The organization is a small special education school district that is looking for someone who specializes in speech and language development and assistance. The District provides a room for the students to come to therapy sessions and have a set school schedule of 8:00 am to 11:00. The District’s program is to provide speech-related services to the highest risk students at least three times per week throughout the entire school year. Beyond the set classroom hours, the District expects the therapist to determine and document what services are needed for each student and how these will be provided. 

The speech therapist is certified and has 10 years of experience in the field. They provide all the needed items used to assist children learning how to make specific sounds, including video or recording equipment, mirrors etc. They have previously had a business license as a sole proprietor and normally charge a rate of $30/ hour for their services; however they are willing to provide services to the District at a discounted rate of $20 per hour as long as they are contracted for a 10-month period.

Situation B –

The organization is a large school district that is looking for someone to come in to provide specialized services to high need students for 3 hours per day, 5 days a week starting in January and extending through to the end of the school year. The district will be providing all supplies and a room in which to work. The district will pay up to $20 per hour and are providing access to training and on the job training for the therapist. Additionally, district staff will directly supervise the therapist at all times. Although the therapist is issued a five-month contract, the expectation is that it will be an ongoing employment arrangement beyond that. 

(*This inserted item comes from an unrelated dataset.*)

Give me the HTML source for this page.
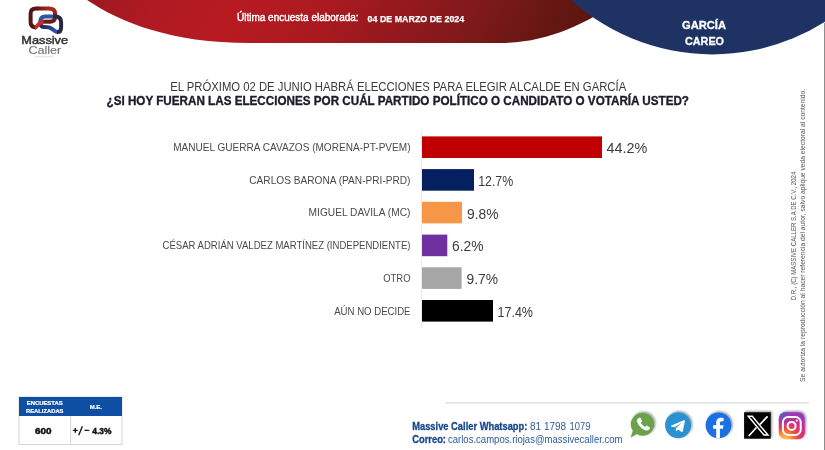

The speech therapist is not certified and has 6 months of experience in their field. They are not licensed as a business and have no set rate. They are willing to work for $15 per hour as long as they are also provided access to health benefits.

Situation A is likely to be considered an independent contractor. In reviewing the seven factors above, the services provided would be considered an integral part of the organization’s business. However, they are not exerting a great deal of control over the services provided beyond reasonable expectations for it to be done during normal operating hours and requiring documentation of the work performed. Additionally, although a location is provided, they are not providing any of the direct equipment, which would cause the burden of that to fall on the therapist. Although this is a longer-term relationship, there is no expectation of permanency. Additionally, the therapist has a history of operating as their own business and is the party setting the pay rates, which allows them control over their own potential profit or loss opportunities.

Situation B is likely to be considered an employee/employer relationship, even though this example position is not integral to the operation of the organization. The District also is dictating in more detail what is to be done and how it will be done by providing training and direct supervision at all times, resulting in an exertion of behavioral control. The burden of cost remains primarily on the District, as they are providing all necessary equipment. The paid rate is also set by the District and, if the District pays the lower rate and provides items generally considered as employment benefits, this would even more clearly indicate treatment of the individual as an employee. Although there is only a five-month contract, the intent to have ongoing employment after that point indicates this is a more permanent type of relationship.

These examples illustrate how each case needs to be reviewed carefully and that an organization cannot just rely on one or two items to make a determination.  In both examples, the District should pay close attention to the wording of a written contract. A written contract may show the intention of both the organization and the worker. This may be especially significant in situations where it is difficult, if not impossible, to determine status based on other facts.

In addition, in any situation where the relationship is not clear, the organization should reach out to their attorney or the U.S. Department of Labor for guidance.